Components of HBase Architecture:
- HMaster: There is a single HBase master node and multiple region servers. It is also possible to run HBase in a multiple master setup, in which there is a single active master. The HMaster is responsible to assign the regions to each HRegionServer when HBase is started. It is responsible for managing everything related to rows, tables and their co-ordination activities. The HMaster also has the details of the metadata.
- Regions: HBase tables are partitioned into multiple regions with each region storing a range of the table’s rows, and multiple regions are assigned by the master to a region server.
- Region Server: It is a system which acts similar to a data node. When Region Server (RS) receives write request, it directs the request to specific Region. Each Region stores set of rows. Rows data can be separated in multiple column families (CFs).
- MemStore and Hfile: Regions contain an in-memory data store (MemStore) and a persistent data store (Hfile).
MemStore keeps track of all the logs for the read and write operations that have been performed within that particular region server. From this we can say that is acting similar to a name node in Hadoop. MemStore is an in-memory storage, hence the MemStore utilizes the in-memory storage of each data node to store the logs.
HFiles forms the low level of HBase’ s architecture. HFiles are storage files created to store HBase’ s data fast and efficiently.
- WAL: All the regions on a region server share a reference to the write-ahead log (WAL) which is used to store new data that hasn’t yet been persisted to permanent storage and to recover from region server crashes.
- ZooKeeper: HBase utilizes ZooKeeper (a distributed coordination service) to manage region assignments to region servers, and to recover from region server crashes by loading the crashed region server’s regions onto other functioning region servers.
- HDFS: The HDFS component is the Hadoop Distributed File system, a distributed, fault-tolerant and scalable file system which guards against data loss by dividing files into blocks and spreading them across the cluster; it is where HBase actually stores data.

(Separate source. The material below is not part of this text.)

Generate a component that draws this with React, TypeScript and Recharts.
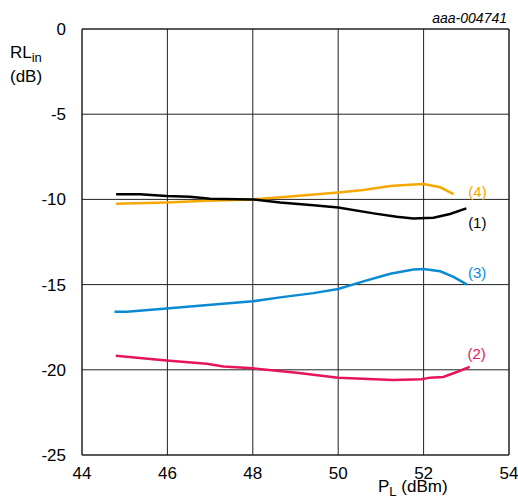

- Java APIs: Clients interact with HBase via one of several available APIs, including a native Java API
- External APIs: Clients can also interact with the HBase via REST-based interface and several RPC interfaces (Apache Thrift, Apache Avro).
How the Components Work Together:
- As shown in the figure 2, Region servers and the active HMaster connect with a session to ZooKeeper. Each Region Server creates an ephemeral node.
- Zookeeper is used to coordinate shared state information for members of distributed systems. The ZooKeeper maintains ephemeral nodes for active sessions via heartbeats.
- The HMaster monitors these nodes to discover available region servers, and it also monitors these nodes for server failures. HMaster creates an ephemeral node.
- Zookeeper determines the first one and uses it to make sure that only one master is active. The active HMaster sends heartbeats to Zookeeper, and the inactive HMaster listens for notifications of the active HMaster failure.
- If a region server or the active HMaster fails to send a heartbeat, the session is expired and the corresponding ephemeral node is deleted.
- The active HMaster listens for region servers, and will recover region servers on failure. The Inactive HMaster listens for active HMaster failure, and if an active HMaster fails, the inactive HMaster becomes active.
HBase a new way of thinking about the data storage and processing. The SQL-like process of extracting and transforming the data in a monolithic system is replaced with a divide-and-conquer approach, in which the database supports Create, Read, Update, Delete (CRUD) operations, while complex transformations are delegated to external components designed for parallel processing.
HBase lives on top of a Hadoop Distributed file system (HDFS). It is a distributed, column oriented database and uses HDFS for the storage.
It facilitates real time read/write random access for huge dataset. HBase supports in lots of languages: ruby, python, C#, R, Java. Its shell supports HBase script files.